## PROMPT
Reproduce every entry that follows word for word, but omit the images.

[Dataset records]
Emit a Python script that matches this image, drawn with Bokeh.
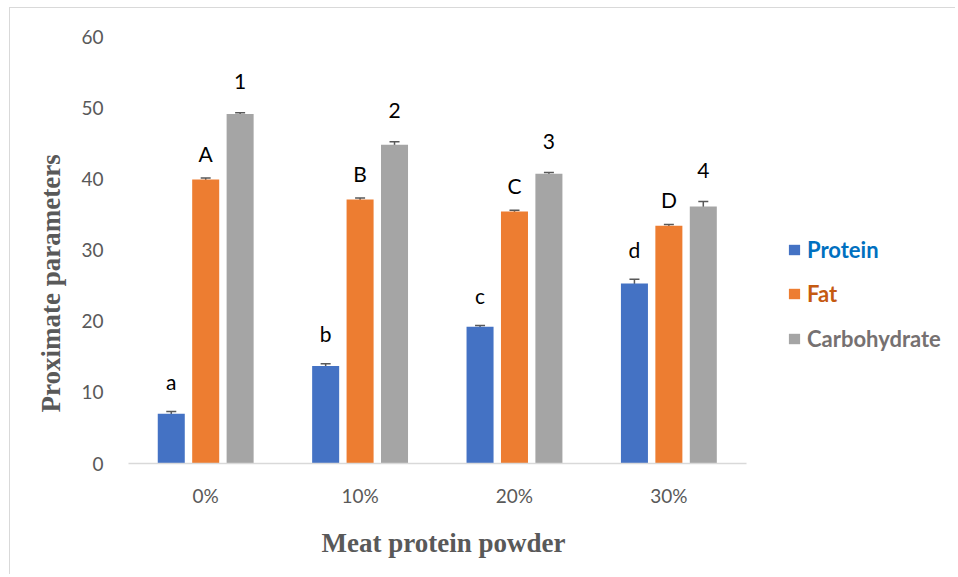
from bokeh.plotting import figure
from bokeh.models import (ColumnDataSource, Range1d, Whisker, TeeHead, Legend, LegendItem,
                          FixedTicker, LinearAxis, Title)
from bokeh.transform import dodge
from bokeh.core.properties import value
from bokeh.embed import file_html
from bokeh.resources import INLINE

categories = ["0%", "10%", "20%", "30%"]
protein = [7.0, 13.7, 19.2, 25.3]
fat = [39.9, 37.1, 35.4, 33.4]
carbohydrate = [49.1, 44.8, 40.7, 36.1]
protein_err = [0.3, 0.3, 0.2, 0.6]
fat_err = [0.2, 0.2, 0.2, 0.2]
carbohydrate_err = [0.2, 0.4, 0.2, 0.7]
protein_letters = ["a", "b", "c", "d"]
fat_letters = ["A", "B", "C", "D"]
carbohydrate_letters = ["1", "2", "3", "4"]
y_ticks = [0, 10, 20, 30, 40, 50, 60]

cat_pos = [i + 0.5 for i in range(len(categories))]

series = [
    ("Protein", protein, protein_err, protein_letters, "#4472C4", "#0070C0", -0.223, -30),
    ("Fat", fat, fat_err, fat_letters, "#ED7D31", "#C55A11", 0.0, -25),
    ("Carbohydrate", carbohydrate, carbohydrate_err, carbohydrate_letters, "#A5A5A5", "#767171", 0.223, -31),
]

p = figure(width=946, height=567, output_backend="svg", toolbar_location=None,
           x_range=Range1d(0, 5.363), y_range=Range1d(0, 60),
           min_border_left=118, min_border_right=0, min_border_top=28, min_border_bottom=112,
           x_axis_type=None)
p.margin = (7, 0, 0, 9)
p.styles = {"border-top": "1px solid #D9D9D9", "border-left": "1px solid #D9D9D9"}
p.outline_line_color = None
p.xgrid.grid_line_color = None
p.ygrid.grid_line_color = None

legend_y = [200, 156, 111]
for i, (name, vals, errs, letters, color, tcolor, off, lab_off) in enumerate(series):
    src = ColumnDataSource(dict(x=cat_pos, val=vals, lo=[v - e for v, e in zip(vals, errs)],
                                hi=[v + e for v, e in zip(vals, errs)], lab=letters))
    r = p.vbar(x=dodge("x", off), top="val", width=0.175, source=src,
               fill_color=color, line_color=None)
    w = Whisker(base=dodge("x", off), lower="lo", upper="hi", source=src,
                line_color="#595959", line_width=1.5,
                upper_head=TeeHead(size=10, line_color="#595959", line_width=1.5),
                lower_head=TeeHead(size=10, line_color="#595959", line_width=1.5))
    p.add_layout(w)
    p.text(x=dodge("x", off), y="hi", text="lab", source=src,
           text_align="center", text_baseline="alphabetic", y_offset=lab_off,
           text_font=value("Lato"), text_font_size="21px", text_color="#000000")
    leg = Legend(items=[LegendItem(label=name, renderers=[r])], location=(659, legend_y[i]),
                 padding=0, margin=0, border_line_color=None, background_fill_alpha=0,
                 glyph_width=14, glyph_height=13, label_standoff=6, label_height=20,
                 label_text_font="Lato", label_text_font_style="bold",
                 label_text_font_size="22px", label_text_color=tcolor)
    p.add_layout(leg, "center")

xaxis = LinearAxis(ticker=FixedTicker(ticks=cat_pos),
                   major_label_overrides={x: c for x, c in zip(cat_pos, categories)},
                   bounds=(0, len(categories)))
xaxis.axis_line_color = "#D9D9D9"
xaxis.axis_line_width = 1.5
xaxis.major_tick_line_color = None
xaxis.minor_tick_line_color = None
xaxis.major_label_standoff = 14
xaxis.major_label_text_font = "Lato"
xaxis.major_label_text_font_size = "19px"
xaxis.major_label_text_color = "#595959"
p.add_layout(xaxis, "below")

p.yaxis.ticker = FixedTicker(ticks=y_ticks)
p.yaxis.axis_line_color = None
p.yaxis.major_tick_line_color = None
p.yaxis.minor_tick_line_color = None
p.yaxis.major_label_standoff = 19
p.yaxis.major_label_text_font = "Lato"
p.yaxis.major_label_text_font_size = "19px"
p.yaxis.major_label_text_color = "#595959"

xtitle = Title(text="Meat protein powder", align="left", offset=193, standoff=33,
               text_font="Liberation Serif", text_font_style="bold",
               text_font_size="27px", text_color="#595959")
p.add_layout(xtitle, "below")

ytitle = Title(text="Proximate parameters", align="left", offset=51, standoff=25,
               text_font="Liberation Serif", text_font_style="bold",
               text_font_size="27px", text_color="#595959")
p.add_layout(ytitle, "left")

open("out.html", "w").write(file_html(p, INLINE))
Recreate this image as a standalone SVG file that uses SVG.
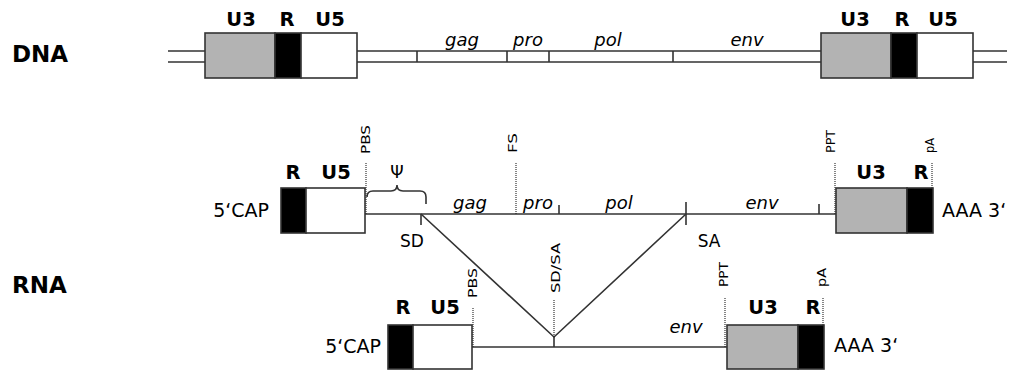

## CORRECT RESPONSE
Emit a Python script that matches this image, drawn with Bokeh.
from bokeh.plotting import figure
from bokeh.models import (ColumnDataSource, Range1d, Whisker, TeeHead, Legend, LegendItem,
                          FixedTicker, LinearAxis, Title)
from bokeh.transform import dodge
from bokeh.core.properties import value
from bokeh.embed import file_html
from bokeh.resources import INLINE

categories = ["0%", "10%", "20%", "30%"]
protein = [7.0, 13.7, 19.2, 25.3]
fat = [39.9, 37.1, 35.4, 33.4]
carbohydrate = [49.1, 44.8, 40.7, 36.1]
protein_err = [0.3, 0.3, 0.2, 0.6]
fat_err = [0.2, 0.2, 0.2, 0.2]
carbohydrate_err = [0.2, 0.4, 0.2, 0.7]
protein_letters = ["a", "b", "c", "d"]
fat_letters = ["A", "B", "C", "D"]
carbohydrate_letters = ["1", "2", "3", "4"]
y_ticks = [0, 10, 20, 30, 40, 50, 60]

cat_pos = [i + 0.5 for i in range(len(categories))]

series = [
    ("Protein", protein, protein_err, protein_letters, "#4472C4", "#0070C0", -0.223, -30),
    ("Fat", fat, fat_err, fat_letters, "#ED7D31", "#C55A11", 0.0, -25),
    ("Carbohydrate", carbohydrate, carbohydrate_err, carbohydrate_letters, "#A5A5A5", "#767171", 0.223, -31),
]

p = figure(width=946, height=567, output_backend="svg", toolbar_location=None,
           x_range=Range1d(0, 5.363), y_range=Range1d(0, 60),
           min_border_left=118, min_border_right=0, min_border_top=28, min_border_bottom=112,
           x_axis_type=None)
p.margin = (7, 0, 0, 9)
p.styles = {"border-top": "1px solid #D9D9D9", "border-left": "1px solid #D9D9D9"}
p.outline_line_color = None
p.xgrid.grid_line_color = None
p.ygrid.grid_line_color = None

legend_y = [200, 156, 111]
for i, (name, vals, errs, letters, color, tcolor, off, lab_off) in enumerate(series):
    src = ColumnDataSource(dict(x=cat_pos, val=vals, lo=[v - e for v, e in zip(vals, errs)],
                                hi=[v + e for v, e in zip(vals, errs)], lab=letters))
    r = p.vbar(x=dodge("x", off), top="val", width=0.175, source=src,
               fill_color=color, line_color=None)
    w = Whisker(base=dodge("x", off), lower="lo", upper="hi", source=src,
                line_color="#595959", line_width=1.5,
                upper_head=TeeHead(size=10, line_color="#595959", line_width=1.5),
                lower_head=TeeHead(size=10, line_color="#595959", line_width=1.5))
    p.add_layout(w)
    p.text(x=dodge("x", off), y="hi", text="lab", source=src,
           text_align="center", text_baseline="alphabetic", y_offset=lab_off,
           text_font=value("Lato"), text_font_size="21px", text_color="#000000")
    leg = Legend(items=[LegendItem(label=name, renderers=[r])], location=(659, legend_y[i]),
                 padding=0, margin=0, border_line_color=None, background_fill_alpha=0,
                 glyph_width=14, glyph_height=13, label_standoff=6, label_height=20,
                 label_text_font="Lato", label_text_font_style="bold",
                 label_text_font_size="22px", label_text_color=tcolor)
    p.add_layout(leg, "center")

xaxis = LinearAxis(ticker=FixedTicker(ticks=cat_pos),
                   major_label_overrides={x: c for x, c in zip(cat_pos, categories)},
                   bounds=(0, len(categories)))
xaxis.axis_line_color = "#D9D9D9"
xaxis.axis_line_width = 1.5
xaxis.major_tick_line_color = None
xaxis.minor_tick_line_color = None
xaxis.major_label_standoff = 14
xaxis.major_label_text_font = "Lato"
xaxis.major_label_text_font_size = "19px"
xaxis.major_label_text_color = "#595959"
p.add_layout(xaxis, "below")

p.yaxis.ticker = FixedTicker(ticks=y_ticks)
p.yaxis.axis_line_color = None
p.yaxis.major_tick_line_color = None
p.yaxis.minor_tick_line_color = None
p.yaxis.major_label_standoff = 19
p.yaxis.major_label_text_font = "Lato"
p.yaxis.major_label_text_font_size = "19px"
p.yaxis.major_label_text_color = "#595959"

xtitle = Title(text="Meat protein powder", align="left", offset=193, standoff=33,
               text_font="Liberation Serif", text_font_style="bold",
               text_font_size="27px", text_color="#595959")
p.add_layout(xtitle, "below")

ytitle = Title(text="Proximate parameters", align="left", offset=51, standoff=25,
               text_font="Liberation Serif", text_font_style="bold",
               text_font_size="27px", text_color="#595959")
p.add_layout(ytitle, "left")

open("out.html", "w").write(file_html(p, INLINE))
Recreate this image as a standalone SVG file that uses SVG.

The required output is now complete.